De repente, todo mundo começa a falar em “voto útil”. É o que mais tenho lido e ouvido, nos últimos dias, sobre a corrida na eleição presidencial brasileira. Votar com essa ideia na cabeça significa abrir mão, no primeiro turno, do candidato da sua preferência porque, por algumas razões, você acredita que ele não tem chance de ganhar a parada quando chegar ao segundo turno.

Na verdade, a principal razão para que o eleitor tema desperdiçar sua escolha no dia 7 de outubro são as projeções divulgadas pelas pesquisas sobre o segundo turno. A coisa está pegando mais para a esquerda. Se o cara prefere Fernando Haddad ou Ciro Gomes, por exemplo, mas constata que, nas pesquisas, um deles tem mais chance de bater Jair Bolsonaro, isso pode ser decisivo na hora do voto.

Por essa lógica, o eleitor petista poderia abandonar Haddad em nome de Ciro, caso entendesse que o pedetista é mais forte para derrotar Bolsonaro. Por aí, mesmo com restrições ao ex-governador do Ceará, esse eleitor sabe que, em comparação com Bolsonaro, nada pode ser pior. Até agora, era mais ou menos isso o que estava ocorrendo. Mas os últimos levantamentos mudaram essa percepção.

Depois das últimas pesquisas, vimos que Haddad não apenas está no páreo para passar à segunda etapa da eleição, como pode vencer Bolsonaro lá adiante – ao contrário do que revelavam projeções anteriores. A tendência natural é que a candidatura do PT continue em crescimento, sobretudo após a confirmação de Haddad como o escolhido pelo ex-presidente Luiz Inácio Lula da Silva. São os fatos.

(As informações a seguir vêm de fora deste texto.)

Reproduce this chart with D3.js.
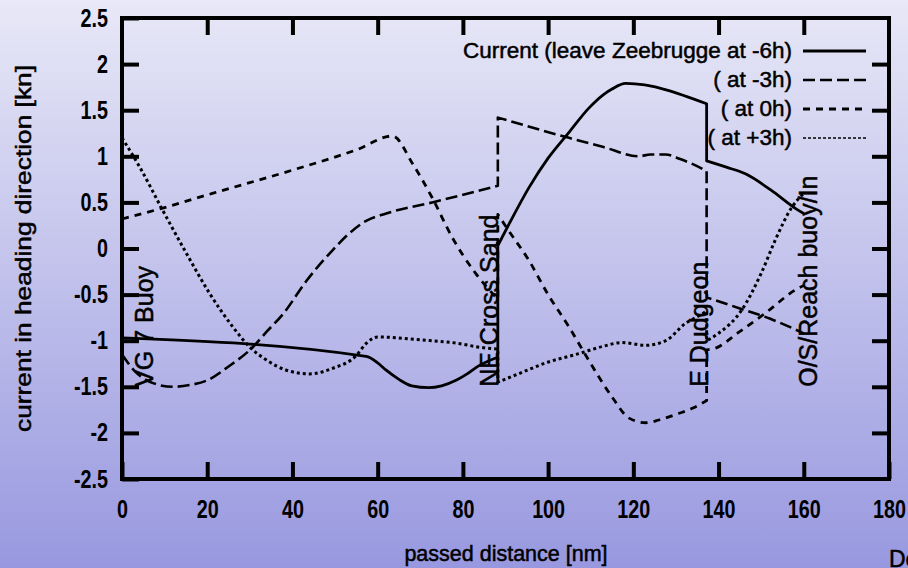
<!DOCTYPE html>
<html>
<head>
<meta charset="utf-8">
<script src="https://cdn.jsdelivr.net/npm/d3@7"></script>
<style>
  html, body { margin: 0; padding: 0; }
  body { width: 908px; height: 568px; overflow: hidden; }
  svg { display: block; }
</style>
</head>
<body>
<svg id="chart"></svg>
<script>
// axis ticks
const xTicks = [0, 20, 40, 60, 80, 100, 120, 140, 160, 180];
const yTicks = [-2.5, -2, -1.5, -1, -0.5, 0, 0.5, 1, 1.5, 2, 2.5];
const yTickLabels = ["-2.5", "-2", "-1.5", "-1", "-0.5", "0", "0.5", "1", "1.5", "2", "2.5"];

// legend names
const seriesNames = ["Current (leave Zeebrugge at -6h)", "( at -3h)", "( at 0h)", "( at +3h)"];

// [passed distance nm, current kn] -- a repeated distance is a jump at a waypoint
const leaveMinus6 = [[0, -0.97], [57.3, -1.17], [60, -1.24], [62, -1.32], [65, -1.42], [68, -1.49], [72, -1.51],
  [75, -1.49], [78.4, -1.43], [81, -1.36], [83.8, -1.27], [86, -1.22], [88.2, -1.18], [88.2, -1.45], [88.2, 0.03],
  [91, 0.28], [95.5, 0.66], [100, 0.98], [104.9, 1.26], [109.5, 1.52], [113, 1.67], [115, 1.73], [118.2, 1.79],
  [137.2, 1.57], [137.2, 0.95], [142, 0.88], [146.3, 0.81], [152.4, 0.63], [158.2, 0.43], [160, 0.38]];

const leaveMinus3 = [[0, -1.15], [3, -1.33], [7.3, -1.46], [12, -1.5], [16, -1.48], [20, -1.43], [25, -1.28],
  [30.7, -1.07], [34, -0.9], [37.8, -0.71], [43.3, -0.35], [49.4, -0.02], [53, 0.15], [57.3, 0.3], [62, 0.38],
  [72.8, 0.5], [88.2, 0.68], [88.2, 1.42], [104.9, 1.2], [113, 1.1], [121.3, 1.0], [124, 1.02], [127.6, 1.02],
  [131, 0.97], [133.7, 0.92], [137.2, 0.84], [137.2, -0.53], [145, -0.65], [152, -0.76], [160, -0.92]];

const leaveZero = [[0, 0.32], [8.9, 0.43], [21.4, 0.6], [40, 0.85], [55, 1.07], [63.5, 1.22], [68.2, 0.92],
  [72.8, 0.55], [77.5, 0.12], [83, -0.27], [88.2, -0.55], [88.2, 0.37], [90.8, 0.19], [95.5, -0.13], [100, -0.5],
  [104.9, -0.85], [109.5, -1.21], [115, -1.61], [119, -1.84], [122.9, -1.89], [126, -1.86], [130.6, -1.79],
  [134, -1.73], [137.2, -1.65], [137.2, -1.1], [139.3, -1.08], [144.7, -0.91], [151, -0.7], [158, -0.45], [160, -0.4]];

const leavePlus3 = [[0, 1.2], [4.2, 0.88], [9.6, 0.41], [15.2, -0.06], [20.6, -0.49], [26, -0.85], [30, -1.07],
  [33.9, -1.21], [38.6, -1.32], [44, -1.36], [49.4, -1.3], [55, -1.16], [57.3, -1.03], [60, -0.96], [70, -0.99],
  [79, -1.03], [83.8, -1.07], [88.2, -1.09], [88.2, -1.45], [93, -1.36], [99.5, -1.24], [107.2, -1.14], [113, -1.06],
  [117.3, -1.02], [122.9, -1.05], [127.6, -1.0], [132.3, -0.81], [135, -0.74], [137.2, -0.68], [137.2, -1.0],
  [140, -0.92], [145.4, -0.67], [150, -0.27], [153.3, 0.09], [157.1, 0.44], [160, 0.6]];

// waypoint labels
const waypoints = ["VG 7 Buoy", "NE Cross Sand", "E Dudgeon", "O/S/Reach buoy/In"];
const waypointAt = [7.3, 88.2, 137.5, 163];

const width = 908;
const height = 568;
const margin = { top: 18, right: 19, bottom: 89, left: 122 };

const svg = d3.select("#chart")
    .attr("width", width)
    .attr("height", height);

// background gradient
const grad = svg.append("defs").append("linearGradient")
    .attr("id", "bg")
    .attr("x1", 0).attr("y1", 0).attr("x2", 0).attr("y2", 1);
grad.append("stop").attr("offset", 0).attr("stop-color", "#e8e8f7");
grad.append("stop").attr("offset", 1).attr("stop-color", "#9898e0");
svg.append("rect").attr("width", width).attr("height", height).attr("fill", "url(#bg)");

const x = d3.scaleLinear().domain([0, 180]).range([margin.left, width - margin.right]);
const y = d3.scaleLinear().domain([-2.5, 2.5]).range([height - margin.bottom, margin.top]);

const textFont = '"Liberation Sans", Arial, sans-serif';
const squeeze = 0.79; // tick labels are narrow

function styleAxis(g) {
  g.select(".domain").remove();
  g.selectAll(".tick line").attr("stroke", "#000").attr("stroke-width", 4);
  g.selectAll(".tick text")
      .attr("fill", "#000")
      .style("font-family", textFont)
      .style("font-weight", "bold")
      .style("font-size", "25px");
}

// axes, ticks pointing inward on all four sides
svg.append("g")
    .attr("transform", `translate(0, ${y(-2.5)})`)
    .call(d3.axisBottom(x).tickValues(xTicks).tickSize(-17).tickPadding(21).tickFormat(d3.format("d")))
    .call(styleAxis)
    .call(g => g.selectAll(".tick text").attr("transform", `scale(${squeeze},1)`));

svg.append("g")
    .attr("transform", `translate(0, ${y(2.5)})`)
    .call(d3.axisTop(x).tickValues(xTicks.slice(1, -1)).tickSize(-17).tickFormat(""))
    .call(styleAxis);

svg.append("g")
    .attr("transform", `translate(${x(0)}, 0)`)
    .call(d3.axisLeft(y).tickValues(yTicks).tickSize(-17).tickPadding(14)
        .tickFormat((d, i) => yTickLabels[i]))
    .call(styleAxis)
    .call(g => g.selectAll(".tick text")
        .attr("x", -14 / squeeze)
        .attr("transform", `scale(${squeeze},1)`));

svg.append("g")
    .attr("transform", `translate(${x(180)}, 0)`)
    .call(d3.axisRight(y).tickValues(yTicks.slice(1, -1)).tickSize(-17).tickFormat(""))
    .call(styleAxis);

// the series; a repeated x value is drawn as a straight vertical jump
const curve = d3.line().x(d => x(d[0])).y(d => y(d[1])).curve(d3.curveMonotoneX);

function jumpPath(points) {
  let parts = [[points[0]]];
  for (let i = 1; i < points.length; i++) {
    if (points[i][0] === points[i - 1][0]) parts.push([]);
    parts[parts.length - 1].push(points[i]);
  }
  return parts.map((p, i) => {
    let s = p.length === 1 ? `M${x(p[0][0])},${y(p[0][1])}` : curve(p);
    s = s.replace(/Z$/, "");
    return i === 0 ? s : "L" + s.slice(1);
  }).join("");
}

const series = [leaveMinus6, leaveMinus3, leaveZero, leavePlus3];
const dashes = [null, "12,5", "7,6", "3,3"];
const widths = [2.8, 2.6, 2.8, 3];

svg.selectAll(".series")
    .data(series)
    .enter().append("path")
    .attr("class", "series")
    .attr("d", d => jumpPath(d))
    .attr("fill", "none")
    .attr("stroke", "#000")
    .attr("stroke-width", (d, i) => widths[i])
    .attr("stroke-dasharray", (d, i) => dashes[i])
    .attr("stroke-linejoin", "round");

// waypoint labels, written upwards
svg.selectAll(".waypoint")
    .data(waypoints)
    .enter().append("text")
    .attr("class", "waypoint")
    .attr("transform", (d, i) => `translate(${x(waypointAt[i])}, ${y(-1.5)}) rotate(-90)`)
    .style("font-family", textFont)
    .style("font-size", "25px")
    .attr("fill", "#000")
    .attr("stroke", "#000")
    .attr("stroke-width", 0.5)
    .text(d => d);

// frame
svg.append("rect")
    .attr("x", x(0)).attr("y", y(2.5))
    .attr("width", x(180) - x(0)).attr("height", y(-2.5) - y(2.5))
    .attr("fill", "none").attr("stroke", "#000").attr("stroke-width", 4);

// legend
const legend = svg.append("g");
const legendRows = [51, 80, 109, 138];
const legendDash = [null, "12,5", "7,6", "3,2"];
const legendWidth = [2.8, 2.6, 2.8, 1.6];

seriesNames.forEach((name, i) => {
  legend.append("text")
      .attr("x", 792).attr("y", legendRows[i] + 7)
      .attr("text-anchor", "end")
      .style("font-family", textFont)
      .style("font-size", "22.5px")
      .attr("fill", "#000")
      .attr("stroke", "#000")
      .attr("stroke-width", 0.5)
      .text(name);
  legend.append("line")
      .attr("x1", 803).attr("x2", 866)
      .attr("y1", legendRows[i]).attr("y2", legendRows[i])
      .attr("stroke", "#000")
      .attr("stroke-width", legendWidth[i])
      .attr("stroke-dasharray", legendDash[i]);
});

// axis titles
svg.append("text")
    .attr("x", 506).attr("y", 561)
    .attr("text-anchor", "middle")
    .style("font-family", textFont)
    .style("font-size", "21.5px")
    .attr("fill", "#000")
    .attr("stroke", "#000")
    .attr("stroke-width", 0.5)
    .text("passed distance [nm]");

svg.append("text")
    .attr("transform", `translate(31, ${y(0)}) rotate(-90)`)
    .attr("text-anchor", "middle")
    .style("font-family", textFont)
    .style("font-size", "22px")
    .attr("textLength", 367)
    .attr("lengthAdjust", "spacingAndGlyphs")
    .attr("fill", "#000")
    .attr("stroke", "#000")
    .attr("stroke-width", 0.5)
    .text("current in heading direction [kn]");

// partly cut-off text in the corner, as in the source image
svg.append("text")
    .attr("x", 889).attr("y", 567)
    .style("font-family", textFont)
    .style("font-size", "23px")
    .attr("fill", "#000")
    .attr("stroke", "#000")
    .attr("stroke-width", 0.5)
    .text("De");
</script>
</body>
</html>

Essa ideia de voto útil no primeiro turno da eleição presidencial não existiu nas disputas anteriores – salvo no remoto ano de 1989. Naquela época, assim como hoje, foi um dilema que assombrou o eleitorado no campo da esquerda. Lula e Leonel Brizola correram atrás desse voto de “utilidade”. Collor abriu vantagem e deixou a briga de foice para ver quem disputaria com ele o segundo turno.

Deu Lula, mas muita gente que não queria Collor presidente pregava o voto em Brizola, mesmo sendo lulista, por acreditar que o ex-governador do Rio teria mais chances de bater o ex-governador de Alagoas. Como o petista levou a melhor, jamais saberemos se a hipótese brizolista seria vitoriosa no segundo turno. Collor ganhou aquela eleição numa disputa acirrada, e o resto é História.

Nas eleições seguintes, a partir de 1994, essa ideia nunca mais reapareceu tão forte como se dá neste 2018. E a razão é simples: a disputa passou a ser dominada por PT e PSDB, com uma tediosa polarização entre tucanos e petistas. Um lado virou o principal – e praticamente exclusivo – adversário do outro. Alternativas até que surgiam, mas rapidamente eram engolidas pela dupla.

Três décadas depois, em decorrência do fenômeno Bolsonaro, cá estamos a debater a pertinência do tal voto útil. Não é dos melhores caminhos para a democracia, mas é o que temos. O debate deve aumentar ainda hoje, com nova pesquisa Datafolha a caminho. E este é somente um dos muitos aspectos a estremecer a campanha mais insana e imprevisível que já ocorreu no país. Ou quase isso.